Le mouvement de la Dong Son est l'EROS 1 que nous retrouvons dorénavant régulièrement dans la collection Speake-Marin. Il s'agit d'un mouvement Technotime construit suivant les caractéristiques définies par Peter et qui possède une fréquence de 4hz pour une réserve de marche de 5 jours. Si sa finition n'est pas au niveau de celle du mouvement maison SM2, il présente tout de même une décoration très soignée mise en valeur par le rotor bleu dont la forme reprend la signature Speake-Marin. Son côté très évidé dégage la vue sur les ponts du mouvement ce qui est très agréable.

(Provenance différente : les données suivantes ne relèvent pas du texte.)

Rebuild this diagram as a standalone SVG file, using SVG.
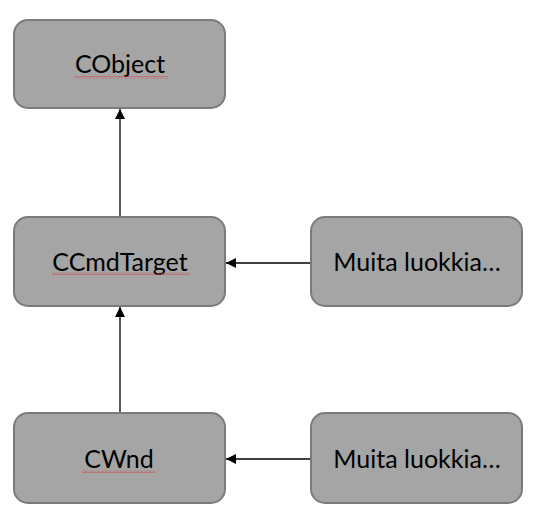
<svg xmlns="http://www.w3.org/2000/svg" width="546" height="532" viewBox="0 0 546 532">
<style>
.box{fill:#a5a5a5;stroke:#7b7b7b;stroke-width:2}
.lbl{font-family:Lato,"Open Sans","Liberation Sans",sans-serif;font-size:25px;fill:#000;text-anchor:middle}
.conn{stroke:#000;stroke-width:1.3;fill:none}
</style>
<defs>
<marker id="ah" viewBox="0 0 10 10" refX="10" refY="5" markerWidth="10" markerHeight="10" markerUnits="userSpaceOnUse" orient="auto">
<path d="M0,0 L10,5 L0,10 Z" fill="#000"/>
</marker>
<pattern id="wave" width="4" height="3" patternUnits="userSpaceOnUse">
<path d="M0,2.5 L2,0.5 L4,2.5" stroke="#d04848" stroke-width="1" fill="none"/>
</pattern>
</defs>
<rect width="546" height="532" fill="#fff"/>
<g id="connectors">
<line class="conn" x1="120" y1="217" x2="120" y2="109" marker-end="url(#ah)"/>
<line class="conn" x1="120" y1="413" x2="120" y2="307" marker-end="url(#ah)"/>
<line class="conn" x1="311" y1="263" x2="226" y2="263" marker-end="url(#ah)"/>
<line class="conn" x1="311" y1="459" x2="226" y2="459" marker-end="url(#ah)"/>
</g>
<g id="cobject">
<rect class="box" x="14" y="20" width="211" height="88" rx="14"/>
<text class="lbl" x="120" y="73">CObject</text>
<rect x="74" y="76" width="94" height="3" fill="url(#wave)"/>
</g>
<g id="ccmdtarget">
<rect class="box" x="14" y="217" width="211" height="89" rx="14"/>
<text class="lbl" x="120" y="271">CCmdTarget</text>
<rect x="52" y="272" width="138" height="3" fill="url(#wave)"/>
</g>
<g id="muita1">
<rect class="box" x="311" y="217" width="211" height="89" rx="14"/>
<text class="lbl" x="417" y="271">Muita luokkia…</text>
</g>
<g id="cwnd">
<rect class="box" x="14" y="413" width="211" height="90" rx="14"/>
<text class="lbl" x="119" y="468">CWnd</text>
<rect x="82" y="470" width="73" height="3" fill="url(#wave)"/>
</g>
<g id="muita2">
<rect class="box" x="311" y="413" width="211" height="90" rx="14"/>
<text class="lbl" x="417" y="468">Muita luokkia…</text>
</g>
</svg>
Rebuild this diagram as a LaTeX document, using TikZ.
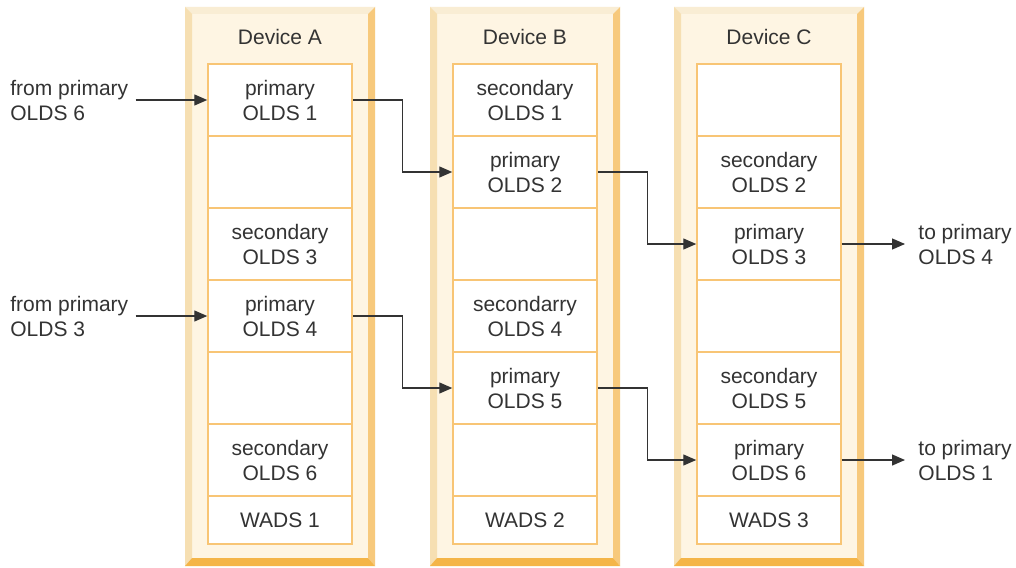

Je pourrais passer des heures à observer à la loupe le cadran de la Dong Son, à apprécier les moindres détails, la hauteur et l'imbrication des motifs. Il ne faudrait pas oublier pour autant de mettre la montre au poignet! Ce serait en effet dommage car elle devient encore plus spectaculaire une fois portée. Le jeu de lumière provoqué par le cadran donne presque l'impression que les motifs s'animent. Leurs reliefs créent un sentiment de profondeur étonnant et les aiguilles bleuies ne troublent à aucun moment la beauté du décor. Peter Speake-Marin a fait le choix d'utiliser le boîtier dans sa version 38mm ce qui est préférable car la lunette étant plus fine, le cadran semble plus ouvert. La Dong Son n'est pourtant pas une petite montre selon les standards actuels car la longueur des cornes et leur esthétique imposante nécessitent un poignet adapté. Au final, j'aime beaucoup ce mélange de caractères entre d'un côté le boîtier très personnel, avec ses cornes vissées et sa couronne striée et de l'autre le cadran qui rend hommage à une culture millénaire d'un autre continent.

A bien y réfléchir, peu de pièces puisent leur inspiration dans cette région d'Asie alors qu'il ne se passe pas 5 minutes sans que la Chine ne serve de prétexte à la sortie de nouvelles montres ou de cadrans dédiés. La Dong Son est donc plus originale qu'elle n'y paraît et de toutes les façons, la qualité de l'interprétation arriverait à convaincre même les plus blasés.

Merci à Peter Speake-Marin et à son équipe pour leur accueil au cours du GTE 2013.